───── Available data ─────

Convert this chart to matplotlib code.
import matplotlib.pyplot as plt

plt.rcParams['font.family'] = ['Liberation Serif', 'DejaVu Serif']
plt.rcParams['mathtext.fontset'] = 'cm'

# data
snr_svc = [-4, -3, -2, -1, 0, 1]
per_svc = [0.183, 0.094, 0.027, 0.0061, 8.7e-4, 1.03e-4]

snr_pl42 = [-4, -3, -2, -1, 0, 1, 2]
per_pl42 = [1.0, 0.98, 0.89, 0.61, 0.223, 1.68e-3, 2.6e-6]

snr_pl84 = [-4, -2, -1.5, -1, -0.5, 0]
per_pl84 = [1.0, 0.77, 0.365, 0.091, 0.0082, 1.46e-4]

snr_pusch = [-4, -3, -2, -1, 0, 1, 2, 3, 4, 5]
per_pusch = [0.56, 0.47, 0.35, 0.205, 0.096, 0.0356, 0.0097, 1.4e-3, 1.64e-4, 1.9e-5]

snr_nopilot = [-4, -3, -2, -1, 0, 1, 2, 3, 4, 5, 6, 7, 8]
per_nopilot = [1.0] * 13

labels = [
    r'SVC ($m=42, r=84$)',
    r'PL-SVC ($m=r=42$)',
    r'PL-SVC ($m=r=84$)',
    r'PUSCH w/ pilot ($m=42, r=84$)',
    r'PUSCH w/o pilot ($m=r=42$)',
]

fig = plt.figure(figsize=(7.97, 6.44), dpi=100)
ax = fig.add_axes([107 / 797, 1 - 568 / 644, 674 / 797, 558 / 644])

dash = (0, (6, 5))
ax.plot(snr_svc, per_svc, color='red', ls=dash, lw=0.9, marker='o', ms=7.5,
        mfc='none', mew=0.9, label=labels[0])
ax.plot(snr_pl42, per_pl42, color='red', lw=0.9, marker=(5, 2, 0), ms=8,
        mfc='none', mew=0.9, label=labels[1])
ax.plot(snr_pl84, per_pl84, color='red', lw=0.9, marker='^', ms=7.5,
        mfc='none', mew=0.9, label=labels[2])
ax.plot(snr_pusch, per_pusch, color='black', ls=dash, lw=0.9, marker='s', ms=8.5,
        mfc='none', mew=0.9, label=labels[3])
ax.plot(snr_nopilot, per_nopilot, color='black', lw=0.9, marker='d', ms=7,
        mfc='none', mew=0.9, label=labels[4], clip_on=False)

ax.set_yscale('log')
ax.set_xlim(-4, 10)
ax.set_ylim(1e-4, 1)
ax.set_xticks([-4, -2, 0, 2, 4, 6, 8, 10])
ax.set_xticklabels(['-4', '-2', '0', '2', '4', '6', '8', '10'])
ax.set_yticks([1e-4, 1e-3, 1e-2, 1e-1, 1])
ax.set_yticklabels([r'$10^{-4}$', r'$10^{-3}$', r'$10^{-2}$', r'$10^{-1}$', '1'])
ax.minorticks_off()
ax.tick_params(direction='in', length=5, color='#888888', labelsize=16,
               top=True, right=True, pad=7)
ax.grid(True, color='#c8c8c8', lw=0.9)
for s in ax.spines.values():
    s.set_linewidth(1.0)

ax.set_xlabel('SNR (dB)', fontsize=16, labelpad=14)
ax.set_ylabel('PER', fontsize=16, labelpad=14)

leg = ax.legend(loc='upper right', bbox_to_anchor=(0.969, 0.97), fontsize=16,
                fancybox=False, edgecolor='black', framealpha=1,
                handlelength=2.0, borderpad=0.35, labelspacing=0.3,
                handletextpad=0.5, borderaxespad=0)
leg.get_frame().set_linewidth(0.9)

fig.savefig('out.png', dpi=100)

─────

§ **Instructions for the task**
Recopy the whole listing exactly.

§ **Exercise output**
Convert this chart to matplotlib code.
import matplotlib.pyplot as plt

plt.rcParams['font.family'] = ['Liberation Serif', 'DejaVu Serif']
plt.rcParams['mathtext.fontset'] = 'cm'

# data
snr_svc = [-4, -3, -2, -1, 0, 1]
per_svc = [0.183, 0.094, 0.027, 0.0061, 8.7e-4, 1.03e-4]

snr_pl42 = [-4, -3, -2, -1, 0, 1, 2]
per_pl42 = [1.0, 0.98, 0.89, 0.61, 0.223, 1.68e-3, 2.6e-6]

snr_pl84 = [-4, -2, -1.5, -1, -0.5, 0]
per_pl84 = [1.0, 0.77, 0.365, 0.091, 0.0082, 1.46e-4]

snr_pusch = [-4, -3, -2, -1, 0, 1, 2, 3, 4, 5]
per_pusch = [0.56, 0.47, 0.35, 0.205, 0.096, 0.0356, 0.0097, 1.4e-3, 1.64e-4, 1.9e-5]

snr_nopilot = [-4, -3, -2, -1, 0, 1, 2, 3, 4, 5, 6, 7, 8]
per_nopilot = [1.0] * 13

labels = [
    r'SVC ($m=42, r=84$)',
    r'PL-SVC ($m=r=42$)',
    r'PL-SVC ($m=r=84$)',
    r'PUSCH w/ pilot ($m=42, r=84$)',
    r'PUSCH w/o pilot ($m=r=42$)',
]

fig = plt.figure(figsize=(7.97, 6.44), dpi=100)
ax = fig.add_axes([107 / 797, 1 - 568 / 644, 674 / 797, 558 / 644])

dash = (0, (6, 5))
ax.plot(snr_svc, per_svc, color='red', ls=dash, lw=0.9, marker='o', ms=7.5,
        mfc='none', mew=0.9, label=labels[0])
ax.plot(snr_pl42, per_pl42, color='red', lw=0.9, marker=(5, 2, 0), ms=8,
        mfc='none', mew=0.9, label=labels[1])
ax.plot(snr_pl84, per_pl84, color='red', lw=0.9, marker='^', ms=7.5,
        mfc='none', mew=0.9, label=labels[2])
ax.plot(snr_pusch, per_pusch, color='black', ls=dash, lw=0.9, marker='s', ms=8.5,
        mfc='none', mew=0.9, label=labels[3])
ax.plot(snr_nopilot, per_nopilot, color='black', lw=0.9, marker='d', ms=7,
        mfc='none', mew=0.9, label=labels[4], clip_on=False)

ax.set_yscale('log')
ax.set_xlim(-4, 10)
ax.set_ylim(1e-4, 1)
ax.set_xticks([-4, -2, 0, 2, 4, 6, 8, 10])
ax.set_xticklabels(['-4', '-2', '0', '2', '4', '6', '8', '10'])
ax.set_yticks([1e-4, 1e-3, 1e-2, 1e-1, 1])
ax.set_yticklabels([r'$10^{-4}$', r'$10^{-3}$', r'$10^{-2}$', r'$10^{-1}$', '1'])
ax.minorticks_off()
ax.tick_params(direction='in', length=5, color='#888888', labelsize=16,
               top=True, right=True, pad=7)
ax.grid(True, color='#c8c8c8', lw=0.9)
for s in ax.spines.values():
    s.set_linewidth(1.0)

ax.set_xlabel('SNR (dB)', fontsize=16, labelpad=14)
ax.set_ylabel('PER', fontsize=16, labelpad=14)

leg = ax.legend(loc='upper right', bbox_to_anchor=(0.969, 0.97), fontsize=16,
                fancybox=False, edgecolor='black', framealpha=1,
                handlelength=2.0, borderpad=0.35, labelspacing=0.3,
                handletextpad=0.5, borderaxespad=0)
leg.get_frame().set_linewidth(0.9)

fig.savefig('out.png', dpi=100)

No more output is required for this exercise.